Question

Four circles, each with a radius of 2 inches, are removed from a square.

Four circles, each with a radius of 2 inches, are removed from a square. What is the remaining area of the square?

(16 – 4π) in.2
(16 – π) in.2
(64 – 16π) in.2
(64 – 4π) in.2

Answer 1

Given:

Given that the radius of the circle is 2 inches.

We need to determine the area of the remaining square.

Area of a square:

Given that each circle has a radius of 2 inches.

Then, the diameter of each circle is 4 inches.

Hence, the side length of the square is 2 × 4 = 8 inches.

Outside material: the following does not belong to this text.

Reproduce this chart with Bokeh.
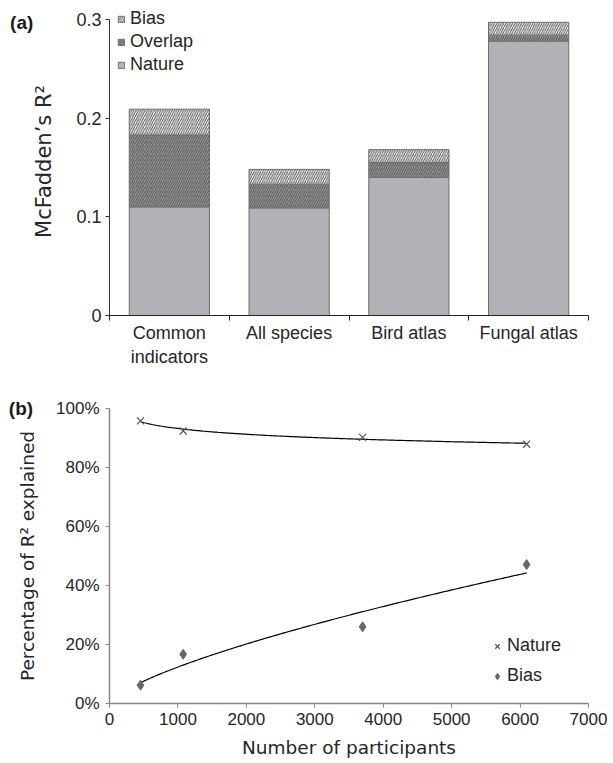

The area of the square is given by

`A=s^2`

`A=8^2`

`A=64`
`in^2`

Thus, the area of the square is 64 square inches.

Area of the four circles:

The area of one circle is given by

`A=\pi r^2`

Substituting r = 2, we have;

`A=4\pi`

Thus, the area of one circle is 4π in²

The area of 4 circles is 4 × 4π =16π in²

Hence, the area of the 4 circles is 16π in²

Area of the remaining square:

The area of the remaining square is given by

Area = Area of the square - Area of four circles.

Substituting the values, we get;

`Area=64-16\pi`

Thus, the area of the remaining square is (64 - 16π) in²

Hence, Option c is the correct answer.